- YOUR GOAL
Your output must consist solely of the lines from the "Rebuild this chart" line through the "import plotly.graph_objects as go" line, exactly as written, without images.

- RECORDS FOR THE TASK

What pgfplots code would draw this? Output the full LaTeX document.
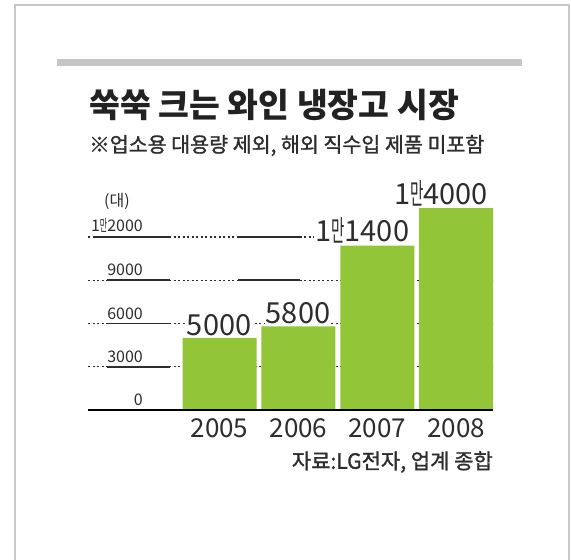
\documentclass[border=0pt]{standalone}
\usepackage{fontspec}
\usepackage{pgfplots}
\pgfplotsset{compat=1.18}
\setmainfont{Noto Sans CJK KR}
\newfontfamily\cjksub[FakeBold=1.3]{Noto Sans CJK KR}
\newfontfamily\cjknarrow[FakeStretch=0.5]{Noto Sans CJK KR}
\protected\def\man{{\cjknarrow 만}}
\definecolor{barcol}{RGB}{146,198,56}
\definecolor{framegray}{RGB}{200,200,200}
\definecolor{topbar}{RGB}{198,198,198}
\definecolor{titlecol}{RGB}{34,34,34}
\definecolor{textcol}{RGB}{45,45,45}
\begin{document}
\begin{tikzpicture}[x=1pt,y=1pt]
\useasboundingbox (0,0) rectangle (571,560);
\fill[white] (0,0) rectangle (571,560);
\draw[line width=2pt, framegray] (14.5,-10) -- (14.5,555) -- (569,555) -- (569,-10);
\fill[topbar] (57,494) rectangle (522,501);
\node[anchor=west, inner sep=0pt, text=titlecol, font=\fontsize{33.5}{36}\selectfont\bfseries] at (89,455.5) {쑥쑥 크는 와인 냉장고 시장};
\node[anchor=west, inner sep=0pt, text=textcol, font=\fontsize{20.6}{22}\selectfont\cjksub] at (89,414.5) {※업소용 대용량 제외, 해외 직수입 제품 미포함};
\node[inner sep=0pt, text=textcol, font=\fontsize{16}{18}\selectfont] at (117,359) {(대)};
\node[anchor=east, inner sep=0pt, text=textcol, font=\fontsize{21}{22}\selectfont\cjksub] at (493,98) {자료:LG전자, 업계 종합};
\begin{axis}[
  at={(88pt,150pt)}, anchor=south west,
  scale only axis, width=405pt, height=223.5pt,
  xmin=-1.667, xmax=3.466, ymin=0, ymax=15500,
  scaled y ticks=false,
  axis line style={draw=none},
  major tick length=0pt,
  xtick={0,1,2,3}, xticklabels={2005,2006,2007,2008},
  xticklabel style={font=\fontsize{26}{26}\selectfont, text=textcol, inner sep=0pt, anchor=north, yshift=-8pt},
  ytick={0,3000,6000,9000,12000},
  yticklabels={0,3000,6000,9000,{1\man2000}},
  yticklabel style={font=\fontsize{16}{16}\selectfont, text=textcol, inner sep=0pt, anchor=south east, xshift=55pt, yshift=4pt},
  ybar, bar width=74pt,
  clip=false,
  point meta=explicit symbolic,
  nodes near coords={\pgfplotspointmeta},
  nodes near coords style={font=\fontsize{29}{29}\selectfont, text=textcol, fill=white, inner sep=1pt, anchor=south east, xshift=33pt, yshift=1pt},
]
% dotted grid lines
\draw[textcol, line width=1.3pt, dash pattern=on 2pt off 2.5pt] (axis cs:-1.667,12000) -- (axis cs:1.34,12000);
\draw[textcol, line width=1.3pt, dash pattern=on 2pt off 2.5pt] (axis cs:-1.667,9000) -- (axis cs:3.466,9000);
\draw[textcol, line width=1.3pt, dash pattern=on 2pt off 2.5pt] (axis cs:-1.667,6000) -- (axis cs:3.466,6000);
\draw[textcol, line width=1.3pt, dash pattern=on 2pt off 2.5pt] (axis cs:-1.667,3000) -- (axis cs:3.466,3000);
\addplot[fill=barcol, draw=none] coordinates {
  (0,5000) [5000]
  (1,5800) [5800]
  (2,11400) [{1\man1400}]
  (3,14000) [{1\man4000}]
};
% solid segments
\draw[textcol, line width=1.6pt] (axis cs:-1.603,12000) -- (axis cs:-0.627,12000);
\draw[textcol, line width=1.6pt] (axis cs:0.234,12000) -- (axis cs:1.020,12000);
\draw[textcol, line width=1.6pt] (axis cs:-1.426,9000) -- (axis cs:-0.627,9000);
\draw[textcol, line width=1.6pt] (axis cs:0.234,9000) -- (axis cs:1.020,9000);
\draw[textcol, line width=1.6pt] (axis cs:-1.426,6000) -- (axis cs:-0.627,6000);
\draw[textcol, line width=1.6pt] (axis cs:-1.426,3000) -- (axis cs:-0.627,3000);
\draw[black, line width=2.2pt] (axis cs:-1.667,0) -- (axis cs:3.466,0);
\end{axis}
\end{tikzpicture}
\end{document}
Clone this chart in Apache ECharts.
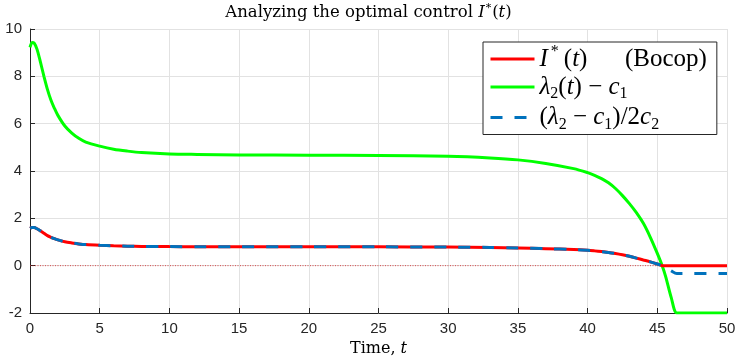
<!DOCTYPE html>
<html><head><meta charset="utf-8">
<script src="https://cdn.jsdelivr.net/npm/echarts@6/dist/echarts.min.js"></script>
<style>html,body{margin:0;padding:0;background:#fff}#c{width:737px;height:357px}</style>
</head><body><div id="c"></div>
<script>
// time grid (t)
const tValues = [0, 0.15, 0.3, 0.5, 0.75, 1, 1.25, 1.5, 1.75, 2, 2.5, 3, 3.5, 4, 5, 6, 7, 8, 10, 12, 15, 20, 25, 30, 33, 35, 37, 39, 40, 40.5, 41, 41.5, 42, 42.5, 43, 43.5, 44, 44.5, 45, 45.35, 45.6, 46, 46.4, 47, 50];
// lambda_2(t) - c1 (green)
const lambdaMinusC1 = [9.22, 9.43, 9.40, 9.15, 8.6, 8.0, 7.45, 7.0, 6.65, 6.35, 5.9, 5.6, 5.38, 5.22, 5.05, 4.92, 4.84, 4.78, 4.72, 4.70, 4.68, 4.67, 4.66, 4.62, 4.55, 4.47, 4.32, 4.10, 3.93, 3.82, 3.68, 3.50, 3.26, 2.96, 2.62, 2.24, 1.79, 1.20, 0.52, 0.0, -0.46, -1.35, -2.0, -2.0, -2.0];
// (lambda_2 - c1)/2c2 (blue dashed)
const ratioValues = [1.58, 1.61, 1.61, 1.56, 1.47, 1.37, 1.27, 1.20, 1.14, 1.09, 1.01, 0.96, 0.92, 0.89, 0.86, 0.84, 0.825, 0.815, 0.805, 0.80, 0.80, 0.80, 0.795, 0.785, 0.77, 0.75, 0.72, 0.68, 0.65, 0.625, 0.595, 0.56, 0.515, 0.46, 0.395, 0.32, 0.24, 0.16, 0.07, 0.0, -0.08, -0.22, -0.33, -0.33, -0.33];
// I*(t) Bocop (red)
const iStarValues = [1.58, 1.61, 1.61, 1.56, 1.47, 1.37, 1.27, 1.20, 1.14, 1.09, 1.01, 0.96, 0.92, 0.89, 0.86, 0.84, 0.825, 0.815, 0.805, 0.80, 0.80, 0.80, 0.795, 0.785, 0.77, 0.75, 0.72, 0.68, 0.65, 0.625, 0.595, 0.56, 0.515, 0.46, 0.395, 0.32, 0.24, 0.16, 0.07, 0.0, 0.0, 0.0, 0.0, 0.0, 0.0];
// zero reference line
const zeroT = [0, 50];
const zeroV = [0, 0];

const pairs = (xs, ys) => xs.map((x, i) => [x, ys[i]]);
const SERIF = 'Liberation Serif';
const TSERIF = 'DejaVu Serif';
const SANS = 'Liberation Sans';

const chart = echarts.init(document.getElementById('c'), null, {renderer: 'canvas'});
const legendText = {
  I: '{i|I}{sup|*}{n|(}{i|t}{n|)      (Bocop)}',
  lam: '{i|λ}{sub|2}{n|(}{i|t}{n|) − }{i|c}{sub|1}',
  ratio: '{n|(}{i|λ}{sub|2}{n| − }{i|c}{sub|1}{n|)/2}{i|c}{sub|2}'
};
chart.setOption({
  animation: false,
  backgroundColor: '#fff',
  title: {
    text: '{n|Analyzing the optimal control }{i|I}{sup|*}{n|(}{i|t}{n|)}',
    left: 'center', top: 3,
    padding: [0, 0, 0, 20],
    textStyle: {
      fontFamily: TSERIF, fontSize: 16.5, fontWeight: 'normal', color: '#000',
      rich: {
        n: {fontFamily: TSERIF, fontSize: 16.5, color: '#000', lineHeight: 20},
        i: {fontFamily: TSERIF, fontStyle: 'italic', fontSize: 16.5, color: '#000', lineHeight: 20},
        sup: {fontFamily: TSERIF, fontSize: 11, color: '#000', verticalAlign: 'top', lineHeight: 12, padding: [0, 1, 0, 1]}
      }
    }
  },
  grid: {left: 30, right: 10, top: 29, bottom: 44, containLabel: false, outerBoundsMode: 'none'},
  legend: {
    data: ['I', 'lam', 'ratio'],
    orient: 'vertical',
    left: 483, top: 42,
    padding: [2, 10, 2, 6],
    itemWidth: 44, itemHeight: 14, itemGap: 3,
    itemStyle: {opacity: 0},
    lineStyle: {width: 3},
    backgroundColor: '#fff',
    borderColor: '#262626', borderWidth: 1,
    formatter: name => legendText[name],
    textStyle: {
      fontFamily: SERIF, fontSize: 25, color: '#000',
      rich: {
        n: {fontFamily: SERIF, fontSize: 25, color: '#000', lineHeight: 30},
        i: {fontFamily: SERIF, fontStyle: 'italic', fontSize: 25, color: '#000', lineHeight: 30},
        sup: {fontFamily: SERIF, fontSize: 16, color: '#000', verticalAlign: 'top', lineHeight: 15, padding: [0, 5, 0, 3]},
        sub: {fontFamily: SERIF, fontSize: 16, color: '#000', verticalAlign: 'bottom', lineHeight: 15}
      }
    }
  },
  xAxis: {
    type: 'value', min: 0, max: 50, interval: 5,
    name: '{n|Time, }{i|t}', nameLocation: 'middle', nameGap: 26,
    nameTextStyle: {
      fontFamily: TSERIF, fontSize: 16, color: '#000',
      rich: {
        n: {fontFamily: TSERIF, fontSize: 16, color: '#000'},
        i: {fontFamily: TSERIF, fontStyle: 'italic', fontSize: 16, color: '#000'}
      }
    },
    axisLine: {show: true, onZero: false, lineStyle: {color: '#262626', width: 1}},
    axisTick: {show: true, inside: true, length: 5, lineStyle: {color: '#262626'}},
    axisLabel: {fontFamily: SANS, fontSize: 15, color: '#262626', margin: 8},
    splitLine: {show: true, lineStyle: {color: '#e2e2e2', width: 1}}
  },
  yAxis: {
    type: 'value', min: -2, max: 10, interval: 2,
    axisLine: {show: true, onZero: false, lineStyle: {color: '#262626', width: 1}},
    axisTick: {show: true, inside: true, length: 5, lineStyle: {color: '#262626'}},
    axisLabel: {fontFamily: SANS, fontSize: 15, color: '#262626', margin: 8},
    splitLine: {show: true, lineStyle: {color: '#e2e2e2', width: 1}}
  },
  series: [
    {
      name: 'zero', type: 'line', data: pairs(zeroT, zeroV), symbol: 'none', silent: true,
      lineStyle: {color: '#d62020', width: 0.8, type: [1, 1.5]}
    },
    {
      name: 'lam', type: 'line', data: pairs(tValues, lambdaMinusC1), symbol: 'none',
      smooth: 0.3,
      itemStyle: {color: '#00ff00'}, lineStyle: {color: '#00ff00', width: 3}
    },
    {
      name: 'I', type: 'line', data: pairs(tValues, iStarValues), symbol: 'none',
      smooth: 0.3,
      itemStyle: {color: '#ff0000'}, lineStyle: {color: '#ff0000', width: 3}
    },
    {
      name: 'ratio', type: 'line', data: pairs(tValues, ratioValues), symbol: 'none',
      smooth: 0.3,
      itemStyle: {color: '#0072bd'}, lineStyle: {color: '#0072bd', width: 3, type: [12, 12]}
    }
  ]
});
</script>
</body></html>
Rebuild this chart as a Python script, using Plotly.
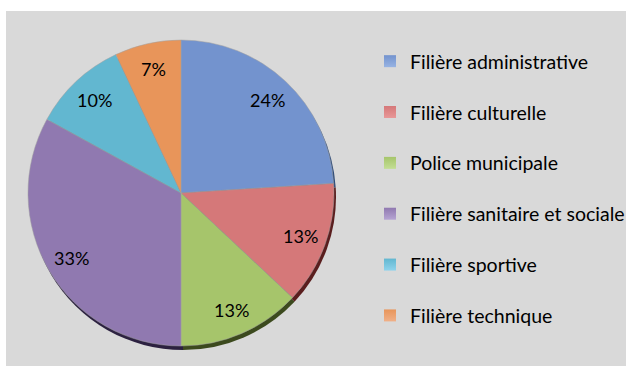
import math
import plotly.graph_objects as go

labels = ["Filière administrative", "Filière culturelle", "Police municipale",
          "Filière sanitaire et sociale", "Filière sportive", "Filière technique"]
values = [24, 13, 13, 33, 10, 7]
colors = ["#7393ce", "#d57879", "#a6c56b", "#9079b0", "#62b7d0", "#e8955a"]
light = ["#97b3e3", "#e89898", "#c3de95", "#b6a5d3", "#8fd3ec", "#f0b088"]
dark = ["#2d4a78", "#5a1e1e", "#3c4a1e", "#2c2140", "#1d5260", "#7a3e12"]

W, H = 627, 367
FONT = "Lato"

# pie geometry (pixels)
CX, CY, R = 181, 193, 153
dom_x = [(CX - R) / W, (CX + R) / W]
dom_y = [(H - CY - R) / H, (H - CY + R) / H]

fig = go.Figure()
# shadow / rim
SH = 4
fig.add_trace(go.Pie(
    labels=labels, values=values, sort=False, direction="clockwise", rotation=0,
    marker=dict(colors=dark, line=dict(width=0)),
    textinfo="none", hoverinfo="skip",
    domain=dict(x=[dom_x[0] + 2 / W, dom_x[1] + 2 / W], y=[dom_y[0] - SH / H, dom_y[1] - SH / H]),
    showlegend=False,
))
fig.add_trace(go.Pie(
    labels=labels, values=values, sort=False, direction="clockwise", rotation=0,
    marker=dict(colors=colors, line=dict(color="#a0a0a0", width=0.5)),
    textinfo="none",
    domain=dict(x=dom_x, y=dom_y),
    showlegend=False, hoverinfo="label+percent",
))

# percentage labels placed at 0.83 radius on each slice's mid-angle
total = sum(values)
annotations = []
cum = 0
for v in values:
    mid = (cum + v / 2) / total * 2 * math.pi
    cum += v
    px = CX + 0.83 * R * math.sin(mid)
    py = CY - 0.83 * R * math.cos(mid)
    annotations.append(dict(
        x=px / W, y=(H - py) / H, xref="paper", yref="paper",
        text=f"{round(v / total * 100)}%", showarrow=False,
        font=dict(family=FONT, size=18, color="#000000"),
        xanchor="center", yanchor="middle",
    ))

for i, lab in enumerate(labels):
    fig.add_trace(go.Scatter(
        x=[None], y=[None], mode="markers", name=lab,
        legendgroup=f"g{i}",
        marker=dict(symbol="square", size=12, color=colors[i],
                    gradient=dict(type="vertical", color=light[i])),
    ))

fig.update_layout(
    width=W, height=H,
    margin=dict(l=0, r=0, t=0, b=0, autoexpand=False),
    paper_bgcolor="#ffffff", plot_bgcolor="rgba(0,0,0,0)",
    font=dict(family=FONT, color="#000000"),
    xaxis=dict(visible=False), yaxis=dict(visible=False),
    legend=dict(x=370 / W, y=(H - 42) / H, xanchor="left", yanchor="top",
                bgcolor="rgba(0,0,0,0)", font=dict(family=FONT, size=19.5, color="#000000"),
                tracegroupgap=22.5, itemsizing="constant"),
    annotations=annotations,
    shapes=[dict(type="rect", xref="paper", yref="paper", layer="below",
                 x0=6 / W, x1=626 / W, y0=1 / H, y1=(H - 11) / H,
                 fillcolor="#d9d9d9", line=dict(width=0))],
)

fig.write_html("out.html")
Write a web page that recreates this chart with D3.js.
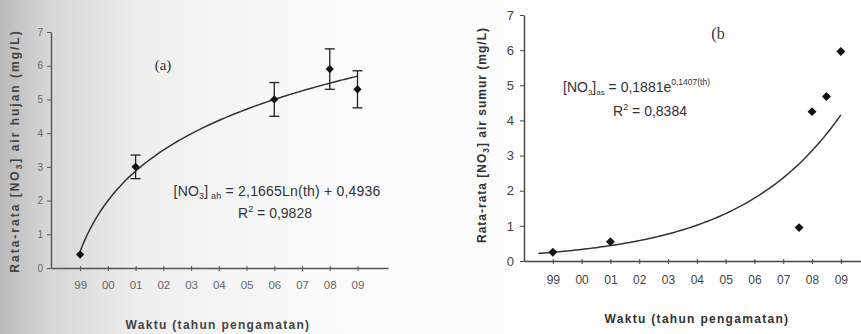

- SOLUTION TO THE EXERCISE
Rebuild this chart as a Python script, using Plotly.
import math
import plotly.graph_objects as go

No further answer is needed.